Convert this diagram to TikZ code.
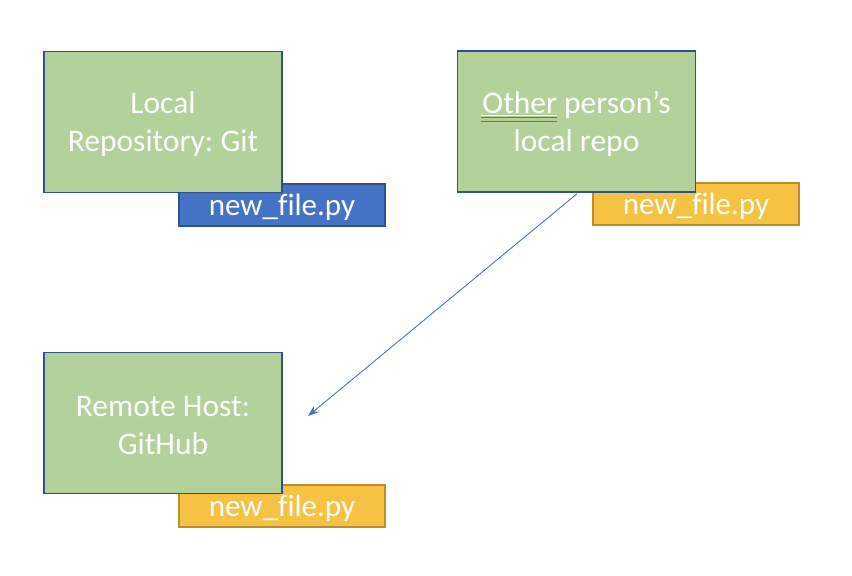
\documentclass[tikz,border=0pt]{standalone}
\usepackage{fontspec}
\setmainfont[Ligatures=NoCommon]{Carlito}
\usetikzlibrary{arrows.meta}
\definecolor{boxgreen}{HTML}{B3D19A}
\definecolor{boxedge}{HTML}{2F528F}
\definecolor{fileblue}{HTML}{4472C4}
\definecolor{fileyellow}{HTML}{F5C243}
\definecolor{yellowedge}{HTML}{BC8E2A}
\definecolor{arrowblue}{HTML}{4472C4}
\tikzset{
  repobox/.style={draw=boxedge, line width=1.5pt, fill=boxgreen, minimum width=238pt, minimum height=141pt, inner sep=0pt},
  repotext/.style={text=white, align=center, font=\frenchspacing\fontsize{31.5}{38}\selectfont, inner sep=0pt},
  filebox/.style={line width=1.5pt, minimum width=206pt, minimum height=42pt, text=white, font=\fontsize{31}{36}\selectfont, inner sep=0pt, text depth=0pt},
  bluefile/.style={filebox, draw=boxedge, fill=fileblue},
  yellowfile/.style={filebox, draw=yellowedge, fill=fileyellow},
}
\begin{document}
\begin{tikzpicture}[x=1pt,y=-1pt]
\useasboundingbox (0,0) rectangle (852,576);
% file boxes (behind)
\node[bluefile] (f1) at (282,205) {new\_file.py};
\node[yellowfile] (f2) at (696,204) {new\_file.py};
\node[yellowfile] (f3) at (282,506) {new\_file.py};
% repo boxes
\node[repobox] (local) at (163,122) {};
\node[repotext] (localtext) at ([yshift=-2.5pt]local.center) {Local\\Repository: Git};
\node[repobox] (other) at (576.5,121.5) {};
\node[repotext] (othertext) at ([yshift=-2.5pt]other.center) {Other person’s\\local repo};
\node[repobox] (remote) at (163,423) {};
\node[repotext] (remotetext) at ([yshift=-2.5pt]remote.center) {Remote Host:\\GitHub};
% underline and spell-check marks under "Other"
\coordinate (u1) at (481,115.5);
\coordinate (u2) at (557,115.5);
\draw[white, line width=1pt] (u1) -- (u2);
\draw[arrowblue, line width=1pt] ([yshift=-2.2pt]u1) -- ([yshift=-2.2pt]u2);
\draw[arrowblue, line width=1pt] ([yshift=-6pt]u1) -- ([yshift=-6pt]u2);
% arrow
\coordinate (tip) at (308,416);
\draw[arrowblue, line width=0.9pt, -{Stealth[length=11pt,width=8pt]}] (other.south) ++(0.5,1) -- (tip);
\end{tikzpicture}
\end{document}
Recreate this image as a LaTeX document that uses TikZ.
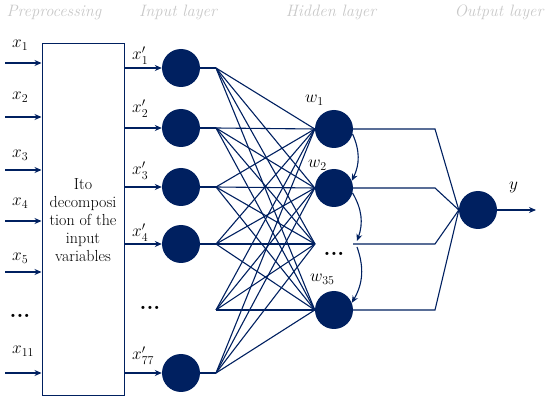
◆ ◆ ◆ ◆ ◆ ◆ ◆
- [Exercise brief]: Repeat the data exactly, without the pictures.

- [Written response]:
Convert this diagram to TikZ code.
\documentclass[tikz,border=0pt]{standalone}
\usepackage{fontspec}
\setmainfont[Ligatures=NoCommon]{Carlito}
\usetikzlibrary{arrows.meta}
\definecolor{boxgreen}{HTML}{B3D19A}
\definecolor{boxedge}{HTML}{2F528F}
\definecolor{fileblue}{HTML}{4472C4}
\definecolor{fileyellow}{HTML}{F5C243}
\definecolor{yellowedge}{HTML}{BC8E2A}
\definecolor{arrowblue}{HTML}{4472C4}
\tikzset{
  repobox/.style={draw=boxedge, line width=1.5pt, fill=boxgreen, minimum width=238pt, minimum height=141pt, inner sep=0pt},
  repotext/.style={text=white, align=center, font=\frenchspacing\fontsize{31.5}{38}\selectfont, inner sep=0pt},
  filebox/.style={line width=1.5pt, minimum width=206pt, minimum height=42pt, text=white, font=\fontsize{31}{36}\selectfont, inner sep=0pt, text depth=0pt},
  bluefile/.style={filebox, draw=boxedge, fill=fileblue},
  yellowfile/.style={filebox, draw=yellowedge, fill=fileyellow},
}
\begin{document}
\begin{tikzpicture}[x=1pt,y=-1pt]
\useasboundingbox (0,0) rectangle (852,576);
% file boxes (behind)
\node[bluefile] (f1) at (282,205) {new\_file.py};
\node[yellowfile] (f2) at (696,204) {new\_file.py};
\node[yellowfile] (f3) at (282,506) {new\_file.py};
% repo boxes
\node[repobox] (local) at (163,122) {};
\node[repotext] (localtext) at ([yshift=-2.5pt]local.center) {Local\\Repository: Git};
\node[repobox] (other) at (576.5,121.5) {};
\node[repotext] (othertext) at ([yshift=-2.5pt]other.center) {Other person’s\\local repo};
\node[repobox] (remote) at (163,423) {};
\node[repotext] (remotetext) at ([yshift=-2.5pt]remote.center) {Remote Host:\\GitHub};
% underline and spell-check marks under "Other"
\coordinate (u1) at (481,115.5);
\coordinate (u2) at (557,115.5);
\draw[white, line width=1pt] (u1) -- (u2);
\draw[arrowblue, line width=1pt] ([yshift=-2.2pt]u1) -- ([yshift=-2.2pt]u2);
\draw[arrowblue, line width=1pt] ([yshift=-6pt]u1) -- ([yshift=-6pt]u2);
% arrow
\coordinate (tip) at (308,416);
\draw[arrowblue, line width=0.9pt, -{Stealth[length=11pt,width=8pt]}] (other.south) ++(0.5,1) -- (tip);
\end{tikzpicture}
\end{document}
Recreate this image as a LaTeX document that uses TikZ.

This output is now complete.